From this we can conclude that ${\text{CO}}_{\text{3}}{}^{2-}$ can act only as Bronsted base.

(i)

To classify: $\text{HBr}$ as Bronsted acid or base, or both.

To identify the species as Bronsted acid.

$\text{HBr}\to {\text{Br}}^{\text{-}}\text{+}{\text{H}}^{\text{+}}$

The $\text{HBr}$ can lose a proton to form a conjugate base as shown above.  Therefore, $\text{HBr}$ can act as Bronsted acid.

To identify the species as Bronsted base.

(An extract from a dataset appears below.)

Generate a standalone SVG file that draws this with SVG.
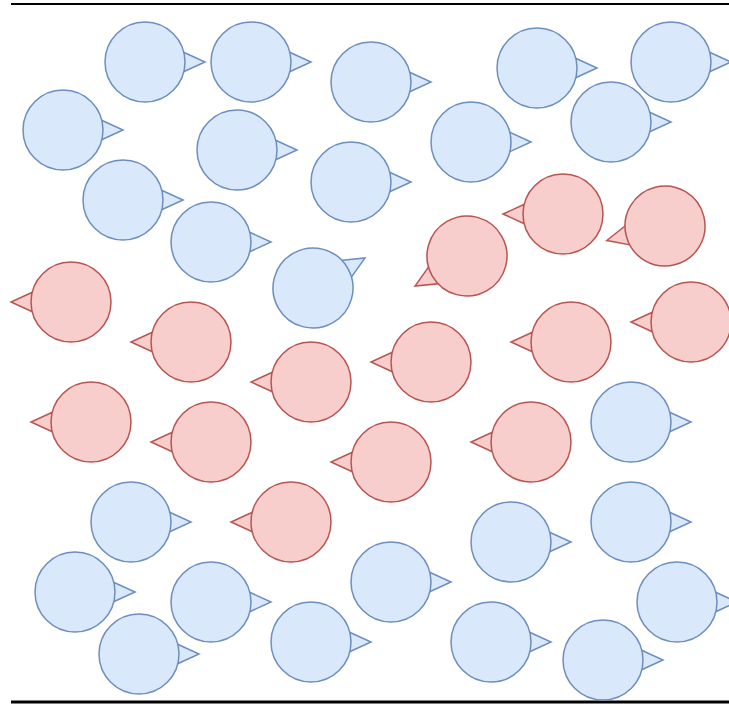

$\text{HBr}$ cannot accept proton to form a conjugate acid.

From this we can conclude that $\text{HBr}$ can act only as Bronsted acid.

(j)

To classify: $\text{HCN}$ as Bronsted acid or base, or both.

To identify the species as Bronsted acid.

$\text{HCN}\to {\text{CN}}^{\text{-}}\text{+}{\text{H}}^{\text{+}}$

The $\text{HCN}$ can lose a proton to form a conjugate base as shown above.  Therefore, $\text{HCN}$ can act as Bronsted acid.

To identify the species as Bronsted base.

$\text{HCN}$ cannot accept proton to form a conjugate acid.

From this we can conclude that $\text{HCN}$ can act only as Bronsted acid.

Conclusion

The given set of species are classified as Bronsted acid or base, or both.